Now, A = 00010010 + 11110111 + 1

          A = 00001010 (equivalent to decimal 10)

Finally, A got the value of B. Thus, the swapping was completed.

Program in C/C++:

#include<stdio.h>
int main()
{
	int a, b;
	printf("Enter value of A: ");
	scanf("%d", & a);
	printf("Enter value of B: ");
	scanf("%d", & b);
	printf("A = %d, B = %d", a, b);
	a = (a & b) + (a | b);
	b = a + ~b + 1;
	a = a + ~b + 1;
	printf("\nNow, A = %d, B = %d", a, b);
}

Output:

Enter the value of A: 8
Enter the value of B:10
A=8, B=10
Now, A=10, B=8

Program in Python:

a = int(input("Enter value of A: "))
b = int(input("Enter value of B: "))
print("A = {} and B = {}".format(a, b))
a = (a & b) + (a | b)
b = a + ~b + 1
a = a + ~b + 1
print("Now, A = {} and B = {}".format(a, b))

Output:

Enter the value of A: 25
Enter the value of B: 25
A = 25 and B = 25
Now, A = 25 and B = 25

What is Arithmetic Overflow?

The term overflow means exceeding the limit. Arithmetic overflow means that the result of any arithmetic operation exceeds the range or limit of computer architecture’s number representation. For example, if a number is divided by zero, it becomes infinite, and the computer number system can’t hold it in 32 or 64 bits.

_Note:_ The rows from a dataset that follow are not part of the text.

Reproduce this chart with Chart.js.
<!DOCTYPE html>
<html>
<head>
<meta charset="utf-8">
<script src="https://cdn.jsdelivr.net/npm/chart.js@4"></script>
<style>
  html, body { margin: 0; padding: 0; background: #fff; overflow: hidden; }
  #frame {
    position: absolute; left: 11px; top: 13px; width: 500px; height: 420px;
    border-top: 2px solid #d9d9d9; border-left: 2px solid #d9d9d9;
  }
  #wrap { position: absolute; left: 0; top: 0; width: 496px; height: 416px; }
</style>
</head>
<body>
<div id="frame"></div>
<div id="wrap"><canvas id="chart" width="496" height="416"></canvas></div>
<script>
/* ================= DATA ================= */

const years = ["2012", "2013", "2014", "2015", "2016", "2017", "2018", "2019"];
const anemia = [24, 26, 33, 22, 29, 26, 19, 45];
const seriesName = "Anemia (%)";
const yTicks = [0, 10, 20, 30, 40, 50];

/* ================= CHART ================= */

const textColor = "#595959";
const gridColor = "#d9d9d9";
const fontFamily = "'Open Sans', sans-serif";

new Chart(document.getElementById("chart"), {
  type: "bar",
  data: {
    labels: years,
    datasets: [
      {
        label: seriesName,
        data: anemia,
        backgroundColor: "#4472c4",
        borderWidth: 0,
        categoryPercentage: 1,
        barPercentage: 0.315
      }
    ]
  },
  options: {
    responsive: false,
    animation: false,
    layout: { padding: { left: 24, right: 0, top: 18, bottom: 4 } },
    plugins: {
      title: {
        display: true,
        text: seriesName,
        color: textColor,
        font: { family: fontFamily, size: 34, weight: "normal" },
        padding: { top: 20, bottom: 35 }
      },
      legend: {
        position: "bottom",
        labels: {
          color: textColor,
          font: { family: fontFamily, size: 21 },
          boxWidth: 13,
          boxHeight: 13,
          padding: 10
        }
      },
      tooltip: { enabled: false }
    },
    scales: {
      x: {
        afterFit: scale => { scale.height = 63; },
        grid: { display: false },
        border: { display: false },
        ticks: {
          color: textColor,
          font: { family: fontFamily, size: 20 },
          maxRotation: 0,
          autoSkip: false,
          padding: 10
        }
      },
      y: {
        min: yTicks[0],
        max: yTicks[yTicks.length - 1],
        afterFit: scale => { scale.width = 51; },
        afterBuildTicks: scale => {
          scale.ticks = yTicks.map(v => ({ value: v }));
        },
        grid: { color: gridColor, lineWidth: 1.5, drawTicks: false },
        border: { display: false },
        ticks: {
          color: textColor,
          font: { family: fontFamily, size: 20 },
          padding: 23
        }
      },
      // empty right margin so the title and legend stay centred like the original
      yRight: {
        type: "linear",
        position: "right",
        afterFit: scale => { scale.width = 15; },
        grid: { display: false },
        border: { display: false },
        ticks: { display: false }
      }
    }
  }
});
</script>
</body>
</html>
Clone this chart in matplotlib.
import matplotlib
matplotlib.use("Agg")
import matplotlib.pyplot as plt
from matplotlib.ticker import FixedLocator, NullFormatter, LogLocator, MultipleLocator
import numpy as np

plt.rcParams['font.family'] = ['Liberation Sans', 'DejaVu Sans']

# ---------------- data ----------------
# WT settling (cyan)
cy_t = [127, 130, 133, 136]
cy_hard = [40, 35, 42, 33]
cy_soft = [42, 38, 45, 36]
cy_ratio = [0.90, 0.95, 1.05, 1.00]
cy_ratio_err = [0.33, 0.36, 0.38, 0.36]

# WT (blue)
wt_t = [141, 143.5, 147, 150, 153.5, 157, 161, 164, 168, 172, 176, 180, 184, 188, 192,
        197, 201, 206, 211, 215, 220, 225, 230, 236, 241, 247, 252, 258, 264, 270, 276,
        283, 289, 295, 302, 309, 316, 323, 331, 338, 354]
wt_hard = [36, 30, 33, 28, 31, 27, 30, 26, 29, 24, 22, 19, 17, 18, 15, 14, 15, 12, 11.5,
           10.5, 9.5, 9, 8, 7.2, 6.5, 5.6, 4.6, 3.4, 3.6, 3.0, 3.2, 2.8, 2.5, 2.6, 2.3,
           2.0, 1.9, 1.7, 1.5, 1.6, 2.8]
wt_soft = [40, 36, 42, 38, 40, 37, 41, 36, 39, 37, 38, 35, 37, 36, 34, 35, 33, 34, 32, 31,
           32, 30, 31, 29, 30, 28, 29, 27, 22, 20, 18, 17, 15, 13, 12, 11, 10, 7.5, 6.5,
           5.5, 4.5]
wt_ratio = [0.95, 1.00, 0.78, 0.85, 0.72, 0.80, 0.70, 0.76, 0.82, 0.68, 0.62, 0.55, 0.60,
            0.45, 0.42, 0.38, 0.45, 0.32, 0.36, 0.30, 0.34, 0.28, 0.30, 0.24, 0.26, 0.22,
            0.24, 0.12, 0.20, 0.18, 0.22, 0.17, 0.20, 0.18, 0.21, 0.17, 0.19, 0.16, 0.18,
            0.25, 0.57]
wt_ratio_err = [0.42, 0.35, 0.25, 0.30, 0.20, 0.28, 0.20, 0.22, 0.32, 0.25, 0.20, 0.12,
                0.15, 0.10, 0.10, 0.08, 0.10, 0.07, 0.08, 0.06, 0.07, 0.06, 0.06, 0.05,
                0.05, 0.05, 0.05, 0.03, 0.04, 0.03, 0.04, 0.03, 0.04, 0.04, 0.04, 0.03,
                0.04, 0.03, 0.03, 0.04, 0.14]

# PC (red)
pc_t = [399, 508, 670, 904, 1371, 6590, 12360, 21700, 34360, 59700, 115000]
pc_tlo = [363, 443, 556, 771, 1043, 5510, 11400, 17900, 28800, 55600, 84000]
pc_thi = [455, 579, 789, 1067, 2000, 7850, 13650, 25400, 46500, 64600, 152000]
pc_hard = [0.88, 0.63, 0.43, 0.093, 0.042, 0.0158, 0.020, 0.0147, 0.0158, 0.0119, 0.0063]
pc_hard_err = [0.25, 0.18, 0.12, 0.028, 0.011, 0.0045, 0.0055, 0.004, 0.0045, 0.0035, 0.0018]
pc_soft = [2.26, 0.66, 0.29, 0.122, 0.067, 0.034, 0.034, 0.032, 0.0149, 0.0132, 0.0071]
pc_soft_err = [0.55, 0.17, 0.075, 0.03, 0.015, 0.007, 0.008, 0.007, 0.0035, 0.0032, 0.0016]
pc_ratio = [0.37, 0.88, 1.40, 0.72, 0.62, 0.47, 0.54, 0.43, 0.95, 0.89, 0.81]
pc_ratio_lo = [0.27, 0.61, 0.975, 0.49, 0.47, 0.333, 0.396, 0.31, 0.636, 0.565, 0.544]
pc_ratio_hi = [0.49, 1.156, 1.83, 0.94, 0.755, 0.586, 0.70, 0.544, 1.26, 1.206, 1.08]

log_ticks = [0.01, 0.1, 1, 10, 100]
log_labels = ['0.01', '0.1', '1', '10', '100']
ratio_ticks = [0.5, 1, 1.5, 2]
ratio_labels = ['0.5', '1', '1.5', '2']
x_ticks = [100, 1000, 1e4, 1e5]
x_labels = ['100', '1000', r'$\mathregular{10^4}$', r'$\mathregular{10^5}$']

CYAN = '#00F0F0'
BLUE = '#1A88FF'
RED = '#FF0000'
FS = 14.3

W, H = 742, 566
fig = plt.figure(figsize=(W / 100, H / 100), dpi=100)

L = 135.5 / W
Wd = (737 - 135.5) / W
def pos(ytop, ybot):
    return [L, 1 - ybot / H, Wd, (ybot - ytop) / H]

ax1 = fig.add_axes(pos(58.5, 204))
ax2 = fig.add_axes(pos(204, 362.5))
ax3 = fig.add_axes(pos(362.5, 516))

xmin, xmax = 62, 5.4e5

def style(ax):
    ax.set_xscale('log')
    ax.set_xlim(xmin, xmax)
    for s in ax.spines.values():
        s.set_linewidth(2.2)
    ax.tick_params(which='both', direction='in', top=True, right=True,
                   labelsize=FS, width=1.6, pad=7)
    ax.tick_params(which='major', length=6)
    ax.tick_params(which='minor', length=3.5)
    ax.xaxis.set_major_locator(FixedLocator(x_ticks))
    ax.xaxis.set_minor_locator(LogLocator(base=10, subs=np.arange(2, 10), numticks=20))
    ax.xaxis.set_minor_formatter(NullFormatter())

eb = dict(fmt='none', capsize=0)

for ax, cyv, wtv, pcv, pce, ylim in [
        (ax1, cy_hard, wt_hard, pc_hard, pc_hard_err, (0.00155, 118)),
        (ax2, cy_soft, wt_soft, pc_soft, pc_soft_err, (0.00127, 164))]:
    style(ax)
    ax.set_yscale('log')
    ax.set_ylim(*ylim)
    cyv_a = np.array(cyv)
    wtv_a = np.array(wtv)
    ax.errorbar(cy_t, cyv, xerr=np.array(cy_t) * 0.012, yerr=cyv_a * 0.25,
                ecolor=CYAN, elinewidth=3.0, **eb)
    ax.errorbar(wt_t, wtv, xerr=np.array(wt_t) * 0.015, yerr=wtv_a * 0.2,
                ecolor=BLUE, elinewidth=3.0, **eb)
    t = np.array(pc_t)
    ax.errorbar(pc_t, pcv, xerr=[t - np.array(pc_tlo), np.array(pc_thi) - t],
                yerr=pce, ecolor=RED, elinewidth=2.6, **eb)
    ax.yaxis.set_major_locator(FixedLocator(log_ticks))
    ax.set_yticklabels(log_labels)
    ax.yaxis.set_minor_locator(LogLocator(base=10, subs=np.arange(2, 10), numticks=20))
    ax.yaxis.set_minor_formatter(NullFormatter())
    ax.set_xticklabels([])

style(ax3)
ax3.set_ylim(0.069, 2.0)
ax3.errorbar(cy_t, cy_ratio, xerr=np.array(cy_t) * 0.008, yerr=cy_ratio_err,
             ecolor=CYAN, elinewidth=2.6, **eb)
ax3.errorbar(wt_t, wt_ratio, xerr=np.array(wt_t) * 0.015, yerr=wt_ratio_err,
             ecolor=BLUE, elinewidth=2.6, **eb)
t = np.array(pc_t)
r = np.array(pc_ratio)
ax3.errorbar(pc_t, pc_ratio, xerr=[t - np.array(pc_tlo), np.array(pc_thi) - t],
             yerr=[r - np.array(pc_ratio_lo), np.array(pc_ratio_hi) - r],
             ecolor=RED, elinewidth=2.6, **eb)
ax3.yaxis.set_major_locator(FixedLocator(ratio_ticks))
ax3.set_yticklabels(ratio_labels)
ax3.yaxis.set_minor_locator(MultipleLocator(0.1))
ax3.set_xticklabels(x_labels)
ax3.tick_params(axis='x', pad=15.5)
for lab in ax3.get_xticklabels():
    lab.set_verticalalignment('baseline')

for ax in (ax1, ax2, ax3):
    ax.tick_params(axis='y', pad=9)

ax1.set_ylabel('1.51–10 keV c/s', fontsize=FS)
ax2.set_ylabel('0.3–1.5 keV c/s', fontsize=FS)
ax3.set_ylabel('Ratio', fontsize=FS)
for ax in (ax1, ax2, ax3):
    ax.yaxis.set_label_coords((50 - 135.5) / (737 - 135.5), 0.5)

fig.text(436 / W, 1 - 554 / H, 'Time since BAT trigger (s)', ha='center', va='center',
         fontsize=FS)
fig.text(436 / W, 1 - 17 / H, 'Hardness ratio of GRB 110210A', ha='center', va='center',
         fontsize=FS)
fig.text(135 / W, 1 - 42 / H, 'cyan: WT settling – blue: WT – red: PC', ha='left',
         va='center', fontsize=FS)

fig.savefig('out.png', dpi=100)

Integer number representation
Integer number representation in a 32-bit system

The consequence of the arithmetic overflow can be:

  • The addition of two positive numbers becomes negative. Because the sign bit might become 1, meaning a negative number.
  • The addition of two negative numbers becomes positive. Because the sign bit might become 0, meaning a positive number.